» EXERCISE BRIEF
Return the material exactly as supplied, apart from the pictures, which are omitted.

>> Begin SOURCE EXCERPT

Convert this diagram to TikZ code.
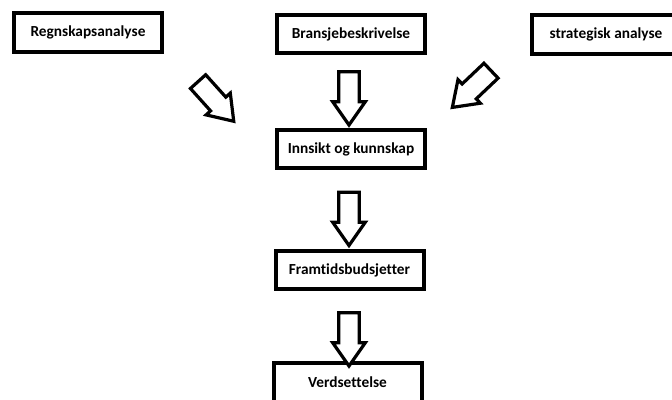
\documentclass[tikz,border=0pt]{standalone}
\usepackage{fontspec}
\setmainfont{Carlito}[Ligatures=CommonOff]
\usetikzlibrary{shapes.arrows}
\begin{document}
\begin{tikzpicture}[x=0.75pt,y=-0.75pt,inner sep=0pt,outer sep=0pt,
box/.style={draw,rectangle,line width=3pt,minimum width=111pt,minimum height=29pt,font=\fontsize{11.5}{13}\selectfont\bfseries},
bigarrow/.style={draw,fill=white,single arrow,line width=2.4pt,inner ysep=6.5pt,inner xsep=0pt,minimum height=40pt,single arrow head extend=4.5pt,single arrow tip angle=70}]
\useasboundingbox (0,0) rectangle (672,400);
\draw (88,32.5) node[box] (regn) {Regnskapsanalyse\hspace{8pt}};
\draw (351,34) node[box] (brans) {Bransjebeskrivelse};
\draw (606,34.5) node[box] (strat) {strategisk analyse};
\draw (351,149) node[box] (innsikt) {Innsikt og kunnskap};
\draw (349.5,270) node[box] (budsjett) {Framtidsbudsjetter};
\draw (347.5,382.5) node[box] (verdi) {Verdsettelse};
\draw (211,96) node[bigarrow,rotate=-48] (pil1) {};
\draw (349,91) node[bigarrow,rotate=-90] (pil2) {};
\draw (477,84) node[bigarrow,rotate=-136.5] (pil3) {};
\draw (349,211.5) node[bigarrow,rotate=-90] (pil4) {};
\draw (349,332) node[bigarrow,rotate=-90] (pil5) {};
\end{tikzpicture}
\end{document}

>> End SOURCE EXCERPT

» TASK RESULT
Convert this diagram to TikZ code.
\documentclass[tikz,border=0pt]{standalone}
\usepackage{fontspec}
\setmainfont{Carlito}[Ligatures=CommonOff]
\usetikzlibrary{shapes.arrows}
\begin{document}
\begin{tikzpicture}[x=0.75pt,y=-0.75pt,inner sep=0pt,outer sep=0pt,
box/.style={draw,rectangle,line width=3pt,minimum width=111pt,minimum height=29pt,font=\fontsize{11.5}{13}\selectfont\bfseries},
bigarrow/.style={draw,fill=white,single arrow,line width=2.4pt,inner ysep=6.5pt,inner xsep=0pt,minimum height=40pt,single arrow head extend=4.5pt,single arrow tip angle=70}]
\useasboundingbox (0,0) rectangle (672,400);
\draw (88,32.5) node[box] (regn) {Regnskapsanalyse\hspace{8pt}};
\draw (351,34) node[box] (brans) {Bransjebeskrivelse};
\draw (606,34.5) node[box] (strat) {strategisk analyse};
\draw (351,149) node[box] (innsikt) {Innsikt og kunnskap};
\draw (349.5,270) node[box] (budsjett) {Framtidsbudsjetter};
\draw (347.5,382.5) node[box] (verdi) {Verdsettelse};
\draw (211,96) node[bigarrow,rotate=-48] (pil1) {};
\draw (349,91) node[bigarrow,rotate=-90] (pil2) {};
\draw (477,84) node[bigarrow,rotate=-136.5] (pil3) {};
\draw (349,211.5) node[bigarrow,rotate=-90] (pil4) {};
\draw (349,332) node[bigarrow,rotate=-90] (pil5) {};
\end{tikzpicture}
\end{document}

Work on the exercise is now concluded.